DO THIS:
Restate the whole of the material. Keep every word, and drop the pictures.

[Start RAW DATA]

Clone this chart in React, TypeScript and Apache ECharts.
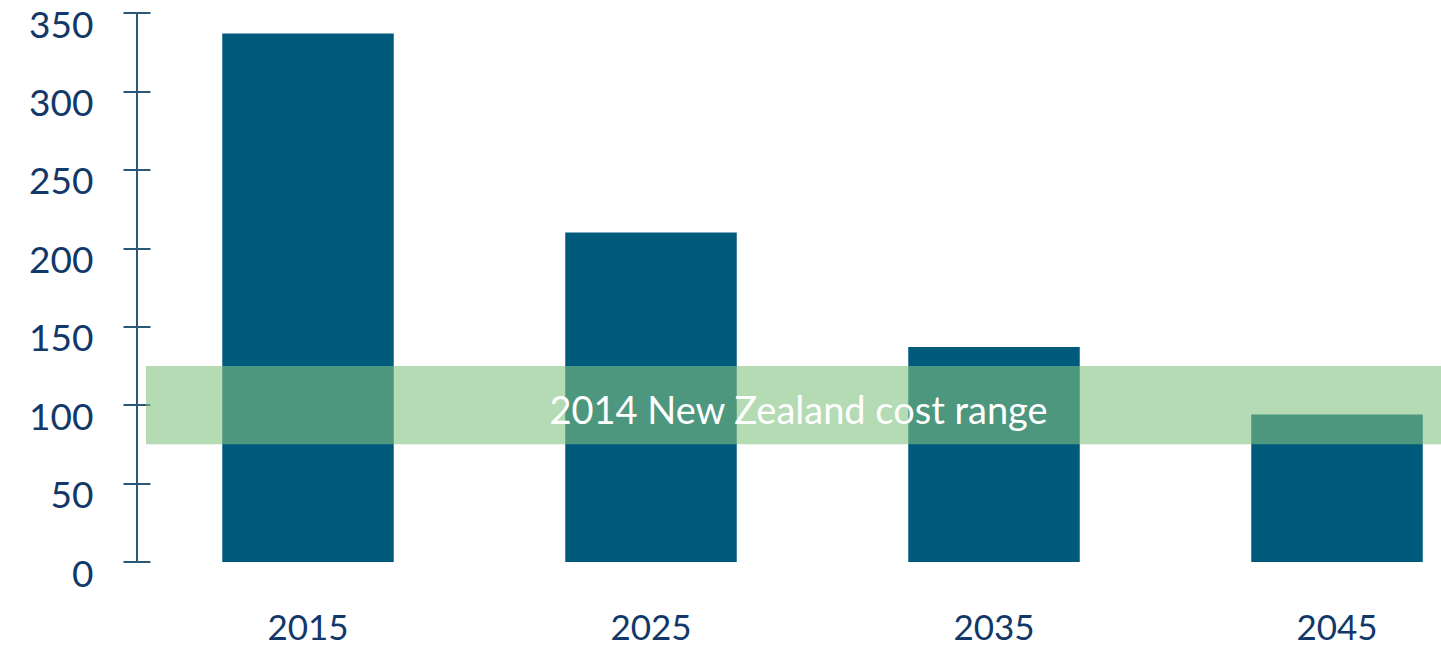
import React, { useEffect, useRef } from "react";
import * as echarts from "echarts";

const categories = ["2015", "2025", "2035", "2045"];
const costValues = [337, 210, 137, 94];
const bandRange = [75, 125];
const bandLabel = "2014 New Zealand cost range";
const yTicks = { min: 0, max: 350, interval: 50 };

const TEXT = "#12386a";
const AXIS = "#2b5876";
const BAR = "#005a7c";

export default function App() {
  const ref = useRef<HTMLDivElement>(null);
  useEffect(() => {
    const chart = echarts.init(ref.current!, null, { renderer: "svg" });
    const font = "Lato, 'Open Sans', sans-serif";
    chart.setOption({
      animation: false,
      grid: {
        left: 136.5,
        top: 13,
        width: 1372,
        height: 549,
        containLabel: false,
        outerBoundsMode: "none",
      },
      xAxis: {
        type: "category",
        data: categories,
        axisLine: { show: false },
        axisTick: { show: false },
        axisLabel: { color: TEXT, fontSize: 35, fontFamily: font, margin: 46 },
      },
      yAxis: [
        {
          type: "value",
          ...yTicks,
          position: "left",
          splitLine: { show: false },
          axisLine: { show: true, lineStyle: { color: AXIS, width: 2 } },
          axisTick: { show: true, length: 13, lineStyle: { color: AXIS, width: 2 } },
          axisLabel: {
            color: TEXT,
            fontSize: 37,
            fontFamily: font,
            margin: 43,
            verticalAlign: "top",
            lineHeight: 20,
          },
        },
        {
          type: "value",
          ...yTicks,
          position: "left",
          splitLine: { show: false },
          axisLine: { show: false },
          axisTick: { show: true, inside: true, length: 14, lineStyle: { color: AXIS, width: 2 } },
          axisLabel: { show: false },
        },
      ],
      series: [
        {
          type: "bar",
          data: costValues,
          barWidth: "50%",
          itemStyle: { color: BAR },
          markArea: {
            z: 5,
            silent: true,
            itemStyle: { color: "#82c280", opacity: 0.59 },
            label: {
              show: true,
              position: "inside",
              color: "#ffffff",
              fontSize: 38,
              fontFamily: font,
              offset: [5, 4],
            },
            data: [
              [
                { name: bandLabel, yAxis: bandRange[0], x: 146 },
                { yAxis: bandRange[1], x: 1441 },
              ],
            ],
          },
        },
      ],
    });
    return () => chart.dispose();
  }, []);
  return (
    <div
      ref={ref}
      style={{ position: "absolute", left: 0, top: 0, width: 1441, height: 647, background: "#fff" }}
    />
  );
}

[End RAW DATA]

RESPONSE BELOW:
Clone this chart in React, TypeScript and Apache ECharts.
import React, { useEffect, useRef } from "react";
import * as echarts from "echarts";

const categories = ["2015", "2025", "2035", "2045"];
const costValues = [337, 210, 137, 94];
const bandRange = [75, 125];
const bandLabel = "2014 New Zealand cost range";
const yTicks = { min: 0, max: 350, interval: 50 };

const TEXT = "#12386a";
const AXIS = "#2b5876";
const BAR = "#005a7c";

export default function App() {
  const ref = useRef<HTMLDivElement>(null);
  useEffect(() => {
    const chart = echarts.init(ref.current!, null, { renderer: "svg" });
    const font = "Lato, 'Open Sans', sans-serif";
    chart.setOption({
      animation: false,
      grid: {
        left: 136.5,
        top: 13,
        width: 1372,
        height: 549,
        containLabel: false,
        outerBoundsMode: "none",
      },
      xAxis: {
        type: "category",
        data: categories,
        axisLine: { show: false },
        axisTick: { show: false },
        axisLabel: { color: TEXT, fontSize: 35, fontFamily: font, margin: 46 },
      },
      yAxis: [
        {
          type: "value",
          ...yTicks,
          position: "left",
          splitLine: { show: false },
          axisLine: { show: true, lineStyle: { color: AXIS, width: 2 } },
          axisTick: { show: true, length: 13, lineStyle: { color: AXIS, width: 2 } },
          axisLabel: {
            color: TEXT,
            fontSize: 37,
            fontFamily: font,
            margin: 43,
            verticalAlign: "top",
            lineHeight: 20,
          },
        },
        {
          type: "value",
          ...yTicks,
          position: "left",
          splitLine: { show: false },
          axisLine: { show: false },
          axisTick: { show: true, inside: true, length: 14, lineStyle: { color: AXIS, width: 2 } },
          axisLabel: { show: false },
        },
      ],
      series: [
        {
          type: "bar",
          data: costValues,
          barWidth: "50%",
          itemStyle: { color: BAR },
          markArea: {
            z: 5,
            silent: true,
            itemStyle: { color: "#82c280", opacity: 0.59 },
            label: {
              show: true,
              position: "inside",
              color: "#ffffff",
              fontSize: 38,
              fontFamily: font,
              offset: [5, 4],
            },
            data: [
              [
                { name: bandLabel, yAxis: bandRange[0], x: 146 },
                { yAxis: bandRange[1], x: 1441 },
              ],
            ],
          },
        },
      ],
    });
    return () => chart.dispose();
  }, []);
  return (
    <div
      ref={ref}
      style={{ position: "absolute", left: 0, top: 0, width: 1441, height: 647, background: "#fff" }}
    />
  );
}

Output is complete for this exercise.